Glossary
What is a Single Elimination Tournament?
A single elimination tournament is a competition format where a team is immediately eliminated after one loss, and the last undefeated team wins the championship.
Single elimination, also called a knockout tournament, is the simplest and fastest bracket format. Teams are paired in each round, the loser is eliminated, and the winner advances. A field of N teams requires exactly N-1 games to produce a champion. For a 16-team bracket, that means 15 games across four rounds. The format is popular for playoff stages, March Madness-style events, and any situation where time or venue availability is limited. Its biggest advantage is drama: every game is a must-win, which drives spectator interest and player intensity. The biggest disadvantage is variance. A strong team can be eliminated by one off night, a bad referee call, or simple bad luck. This is why most leagues pair a round robin regular season with a single elimination postseason, giving teams many games to prove themselves before entering a win-or-go-home scenario.
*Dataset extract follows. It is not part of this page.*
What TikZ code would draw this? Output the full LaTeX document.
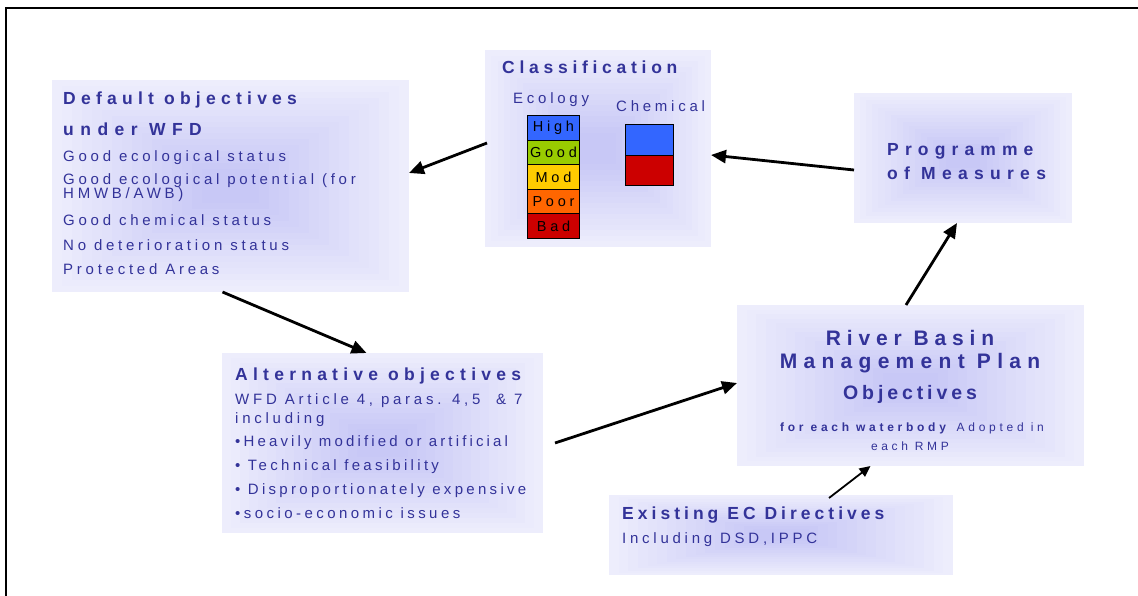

When building a single elimination bracket, the number of teams should ideally be a power of two (8, 16, 32). If your field does not fit, top seeds receive first-round byes to fill the bracket to the nearest power of two. Proper seeding is critical to prevent the two best teams from meeting before the final. League management platforms automate bracket generation, seeding, and real-time score updates so organizers can focus on running games rather than drawing brackets on whiteboards.
Example
A youth soccer tournament with 16 teams uses a single elimination bracket. Round 1 has 8 games, the quarterfinals have 4, the semifinals have 2, and the final is 1 game, for a total of 15 matches that can be completed in a single weekend.